China should be ready to cope with "extreme risks" in the economy from a sharper global downturn, although the country is on track to grow a healthy 8.5 per cent this year, a senior economist at the cabinet's think-tank said today.
China's economy faces "a combination of shrinking short-term demand and falling long-term potential productivity", Yu Bin, director of macro-economic research department of the Development Research Centre (DRC), told a news conference.
"We should have emergency plans to respond to extreme risks," he said.
He predicted the economy is likely to grow 8.5 per cent in the first quarter from a year earlier and expand at the same rate for the full year, so long as there is not another major global financial crisis and China's property market is stable.
Still, financial markets are showing some concern about a slowdown in growth. The country's manufacturing sector activity shrank in March for a fifth successive month, the HSBC flash purchasing managers index showed today.
"Main (extreme) risks may be from two fronts: if the US and European debt crisis evolves into a new round of "global financial tsunami" and if there is a sharp downturn in China's property market," Mr Yu told Reuters after the news conference.
But he said such a worst case scenario would be "a low probability event".
"The government has set aside enough space for policy manoeuvre," he said by telephone.
However, fresh fiscal stimulus was unlikely. China is trying to clean up the roughly 10.7 trillion yuan (€1.3 trillion) in local government debt - a hangover from a 4 trillion yuan economic stimulus package unveiled by Beijing in late 2008 to counter the global financial crisis.
Slower growth will help cool consumer inflation, which is likely to be below the government's annual 4 per cent target, Mr Yu said, although rising global oil prices could have some upward impact on inflation.
Annual inflation cooled sharply to a 20-month low of 3.2 per cent in February, but Chinese policymakers are particularly sensitive to elevated commodity prices, given China's huge imports of raw materials.
"Overall, we believe prices of major commodities, including oil, will hover at high levels this year and the possibility of persistent and sharp rises is small," he said.

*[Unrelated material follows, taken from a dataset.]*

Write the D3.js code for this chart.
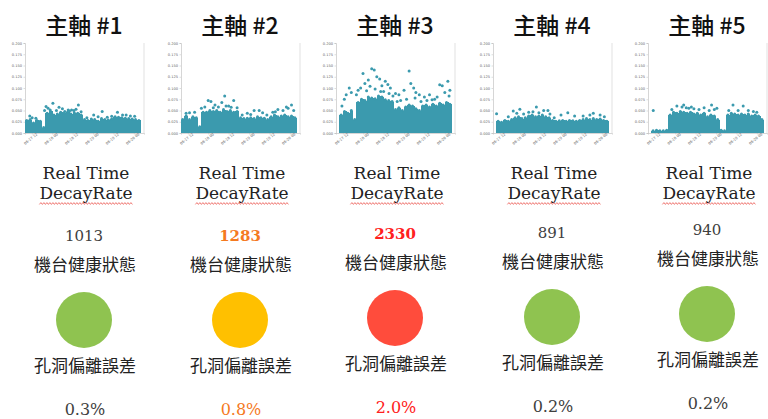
<!DOCTYPE html>
<html>
<head>
<meta charset="utf-8">
<script src="https://cdn.jsdelivr.net/npm/d3@7"></script>
<style>
  body { margin: 0; background: #fff; }
  svg { display: block; }
</style>
</head>
<body>
<div id="panel"></div>
<script>
// spindle names + status values
const spindles = ["主軸 #1", "主軸 #2", "主軸 #3", "主軸 #4", "主軸 #5"];
const decayRate = [1013, 1283, 2330, 891, 940];
const holeError = ["0.3%", "0.8%", "2.0%", "0.2%", "0.2%"];
const status = ["ok", "warn", "alarm", "ok", "ok"];

// y ticks of the small scatter charts
const yTicks = [0, 0.025, 0.05, 0.075, 0.1, 0.125, 0.15, 0.175, 0.2];
// x ticks (hours from 08-17 08:00)
const xTickHours = [4, 16, 28, 40, 52, 64];
const xTickLabels = ["08-17 12", "08-18 00", "08-18 12", "08-19 00", "08-19 12", "08-20 00"];

// dense band of points: top value per 2-hour bin
const binHours = [1,3,5,7,9,11,13,15,17,19,21,23,25,27,29,31,33,35,37,39,41,43,45,47,49,51,53,55,57,59,61,63,65,67];
const band1 = [0.028,0.030,0.022,0.028,0.026,0.012,0.044,0.048,0.040,0.042,0.046,0.044,0.046,0.042,0.045,0.044,0.040,0.030,0.028,0.031,0.030,0.026,0.032,0.030,0.029,0.031,0.036,0.035,0.034,0.033,0.032,0.031,0.030,0.028];
const band2 = [0.030,0.038,0.030,0.036,0.034,0.014,0.046,0.046,0.050,0.048,0.050,0.046,0.052,0.048,0.050,0.046,0.048,0.034,0.032,0.033,0.034,0.032,0.036,0.034,0.033,0.030,0.036,0.040,0.036,0.038,0.040,0.036,0.038,0.034];
const band3 = [0,0.040,0.048,0.044,0.050,0.030,0.068,0.075,0.072,0.080,0.078,0.076,0.082,0.080,0.074,0.072,0.070,0.052,0.056,0.050,0.058,0.062,0.060,0.054,0.050,0.060,0.062,0.058,0.064,0.060,0.066,0.062,0.068,0.064];
const band4 = [0,0.026,0.024,0.028,0.026,0.030,0.034,0.036,0.032,0.034,0.038,0.040,0.036,0.038,0.040,0.036,0.034,0.028,0.026,0.027,0.028,0.026,0.028,0.027,0.026,0.028,0.030,0.032,0.030,0.032,0.030,0.031,0.028,0.026];
const band5 = [0,0.005,0.006,0.005,0.005,0.006,0.040,0.046,0.044,0.048,0.046,0.044,0.046,0.042,0.044,0.040,0.044,0.036,0.040,0.038,0.030,0.006,0.005,0.040,0.044,0.042,0.040,0.042,0.040,0.042,0.038,0.040,0.038,0.030];

// single points sticking out of the band: [hour, value]
const peaks1 = [[16.4,0.066],[31.4,0.062],[12.4,0.059],[20,0.057],[25.4,0.051],[27.4,0.051],[23.4,0.048],[45.4,0.048],[54.4,0.046],[40.4,0.040],[2.8,0.038],[6.4,0.033],[62,0.038],[57.4,0.040],[48.4,0.035],[36.4,0.034],[14.8,0.051],[30,0.053],[22,0.054],[18.5,0.050],[33,0.047],[11.5,0.050],[13.6,0.055],[26.2,0.049],[28.8,0.050],[43,0.036],[51,0.037],[59.5,0.040],[64.5,0.037],[4.2,0.034]];
const peaks2 = [[16,0.072],[17.6,0.070],[25.7,0.082],[24,0.068],[31,0.072],[20,0.062],[28,0.060],[22,0.058],[33,0.056],[14,0.058],[12,0.055],[5,0.045],[8,0.046],[3,0.044],[43,0.050],[46,0.050],[39,0.044],[48,0.045],[57,0.052],[60,0.050],[63,0.055],[65,0.062],[62,0.058],[54,0.046],[36,0.040],[19,0.056],[26.5,0.060],[29.5,0.057],[41,0.041],[50.5,0.040],[55.5,0.047],[66.3,0.050]];
const peaks3 = [[4.9,0.075],[7.8,0.100],[6,0.085],[9,0.090],[3.5,0.060],[15.9,0.132],[13,0.095],[17,0.110],[21,0.143],[22.5,0.140],[19,0.118],[24,0.125],[25.7,0.120],[27,0.105],[29,0.115],[30.5,0.108],[32,0.100],[28,0.092],[35,0.088],[37,0.085],[40,0.095],[43,0.138],[44,0.110],[45.7,0.100],[47,0.090],[49,0.085],[52,0.080],[55,0.085],[58,0.075],[61,0.107],[62.5,0.105],[64,0.090],[65.8,0.115],[67,0.095],[14.5,0.100],[20,0.104],[38,0.072],[50,0.070],[12,0.085],[18,0.094],[23,0.098],[26.3,0.092],[31.2,0.088],[33.5,0.082],[36,0.070],[41.5,0.075],[46.5,0.078],[53.5,0.072],[56.5,0.074],[59.5,0.080],[66.5,0.082]];
const peaks4 = [[2.1,0.043],[11.9,0.049],[15.8,0.053],[25.5,0.058],[29.8,0.050],[32.3,0.050],[21,0.046],[27,0.045],[33.5,0.042],[44,0.045],[40,0.040],[59,0.044],[57,0.040],[63,0.040],[48,0.038],[18,0.042],[9,0.036],[53,0.038],[23.5,0.047],[14,0.044],[36,0.034],[65.5,0.036]];
const peaks5 = [[3.1,0.050],[21,0.0625],[20,0.058],[17,0.060],[24,0.055],[27,0.054],[30,0.052],[33,0.056],[37.4,0.062],[39,0.052],[40.5,0.055],[36,0.050],[50,0.062],[56,0.060],[53,0.050],[59,0.050],[62,0.048],[14,0.052],[22.5,0.056],[25.5,0.058],[47.5,0.050],[64,0.046]];

const bands = [band1, band2, band3, band4, band5];
const peaks = [peaks1, peaks2, peaks3, peaks4, peaks5];

const W = 768, H = 419;
const colX = [84, 240, 395, 552, 707];   // column centres
const colDy = [0, 0, -2, -3, -6];        // lower rows drift up a bit to the right
const dotColor = "#3b9aae";
const lightColor = { ok: "#8fc350", warn: "#ffc000", alarm: "#ff4c3c" };
const textColor = { ok: "#404040", warn: "#f57a1f", alarm: "#ff2020" };

const svg = d3.select("#panel").append("svg")
    .attr("width", W)
    .attr("height", H);

const cjk = "'Noto Sans CJK TC', 'Noto Sans CJK SC', sans-serif";
const serif = "'DejaVu Serif', serif";

spindles.forEach((name, i) => {
    const cx = colX[i];
    const dy = colDy[i];
    const g = svg.append("g");

    // title
    g.append("text")
        .attr("x", cx)
        .attr("y", 24)
        .attr("text-anchor", "middle")
        .attr("dominant-baseline", "central")
        .style("font-family", cjk)
        .style("font-size", "23px")
        .style("font-weight", 500)
        .attr("fill", "#111")
        .text(name);

    // small scatter chart
    const left = cx - 59, right = cx + 60, top = 43, bottom = 133;
    const x = d3.scaleLinear().domain([0, 70]).range([left, right]);
    const y = d3.scaleLinear().domain([0, 0.2]).range([bottom, top]);

    const yAxis = g.append("g")
        .attr("transform", `translate(${left},0)`)
        .call(d3.axisLeft(y).tickValues(yTicks).tickFormat(d3.format(".3f")).tickSize(1.5).tickPadding(1.5));
    yAxis.selectAll("text").style("font-size", "3.6px").style("font-family", "'DejaVu Sans', sans-serif").attr("fill", "#666");

    const xAxis = g.append("g")
        .attr("transform", `translate(0,${bottom})`)
        .call(d3.axisBottom(x).tickValues(xTickHours).tickFormat((d, k) => xTickLabels[k]).tickSize(1.5).tickPadding(1));
    xAxis.selectAll("text")
        .style("font-size", "3.6px")
        .style("font-family", "'DejaVu Sans', sans-serif")
        .attr("fill", "#666")
        .attr("transform", "translate(-4,3)rotate(-40)")
        .style("text-anchor", "middle");
    g.selectAll(".domain").attr("stroke", "#bbb").attr("stroke-width", 0.6);
    g.selectAll(".tick line").attr("stroke", "#bbb").attr("stroke-width", 0.5);

    // right spine
    g.append("line")
        .attr("x1", right).attr("x2", right)
        .attr("y1", top).attr("y2", bottom)
        .attr("stroke", "#ccc")
        .attr("stroke-width", 0.6);

    // dense band
    const bandData = binHours.map((h, k) => ({ h, v: bands[i][k] })).filter(d => d.v > 0);
    g.selectAll("rect.band")
        .data(bandData)
        .join("rect")
        .attr("class", "band")
        .attr("x", d => x(d.h - 1))
        .attr("width", d => x(d.h + 1) - x(d.h - 1) + 0.3)
        .attr("y", d => y(d.v))
        .attr("height", d => y(0) - y(d.v))
        .attr("shape-rendering", "crispEdges")
        .attr("fill", dotColor);

    // ragged top of the band
    g.selectAll("circle.top")
        .data(bandData)
        .join("circle")
        .attr("class", "top")
        .attr("cx", d => x(d.h))
        .attr("cy", d => y(d.v))
        .attr("r", 1.5)
        .attr("fill", dotColor);

    // points above the band
    g.selectAll("circle.pt")
        .data(peaks[i])
        .join("circle")
        .attr("class", "pt")
        .attr("cx", d => x(d[0]))
        .attr("cy", d => y(d[1]))
        .attr("r", 1.5)
        .attr("fill", dotColor);

    // label "Real Time DecayRate"
    g.append("text")
        .attr("x", cx + 2)
        .attr("y", 179)
        .attr("text-anchor", "middle")
        .style("font-family", serif)
        .style("font-size", "17px")
        .attr("fill", "#222")
        .text("Real Time");
    const dr = g.append("text")
        .attr("x", cx + 2)
        .attr("y", 199)
        .attr("text-anchor", "middle")
        .style("font-family", serif)
        .style("font-size", "17px")
        .attr("fill", "#222")
        .text("DecayRate");

    // red squiggle under DecayRate
    const len = dr.node().getComputedTextLength();
    const x0 = cx + 2 - len / 2, x1 = cx + 2 + len / 2;
    const zig = d3.range(x0, x1 + 0.1, 1.5).map((px, k) => [px, 203.5 + (k % 2 ? -0.9 : 0.9)]);
    g.append("path")
        .attr("d", d3.line()(zig))
        .attr("fill", "none")
        .attr("stroke", "#e8403a")
        .attr("stroke-width", 0.7);

    // decay value
    const st = status[i];
    g.append("text")
        .attr("x", cx)
        .attr("y", 236 + dy)
        .attr("text-anchor", "middle")
        .attr("dominant-baseline", "central")
        .style("font-family", serif)
        .style("font-size", "15px")
        .style("font-weight", st === "ok" ? 400 : 700)
        .attr("fill", textColor[st])
        .text(decayRate[i]);

    g.append("text")
        .attr("x", cx + 1)
        .attr("y", 263 + dy)
        .attr("text-anchor", "middle")
        .attr("dominant-baseline", "central")
        .style("font-family", cjk)
        .style("font-size", "17px")
        .attr("fill", "#222")
        .text("機台健康狀態");

    // status light
    g.append("circle")
        .attr("cx", cx)
        .attr("cy", 320 + dy)
        .attr("r", 28)
        .attr("fill", lightColor[st]);

    g.append("text")
        .attr("x", cx + 1)
        .attr("y", 364 + dy)
        .attr("text-anchor", "middle")
        .attr("dominant-baseline", "central")
        .style("font-family", cjk)
        .style("font-size", "17px")
        .attr("fill", "#222")
        .text("孔洞偏離誤差");

    g.append("text")
        .attr("x", cx + 1)
        .attr("y", 409 + dy)
        .attr("text-anchor", "middle")
        .attr("dominant-baseline", "central")
        .style("font-family", serif)
        .style("font-size", "16px")
        .attr("fill", textColor[st])
        .text(holeError[i]);
});
</script>
</body>
</html>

"There is room for monetary policy adjustments as inflation pressures ease and considering the need to maintain steady and relatively fast economic growth," he said.
Mr Yu added that there is room for China to cut banks' reserve requirement ratio (RRR) further to support growth, but the pace of such policy changes will hinge on the inflation outlook.
The RRR was at a record high of 21.5 per cent before the central bank called a halt to a near two-year long policy tightening campaign in November, cutting the rate by 50 bps. It followed it with another 50 bps cut in February.
The yuan, which has been allowed to rise 3-5 per cent per year, will continue to rise as long as China's economy remains sound, Mr Yu said, expecting two-way currency swings.
China could double the daily trading range allowed for the yuan currency as soon as the second quarter and cut 150 basis points more from bank reserve ratios this year to boost credit growth as the world's second-largest economy slows, a Reuters poll showed.
China's average economic expansion is likely to slow to a range of 7 per cent to 8 per cent in coming years from about 10 per cent in the past 30 years as the country's potential growth rate declines along with structural shifts in the economy, Mr Yu said.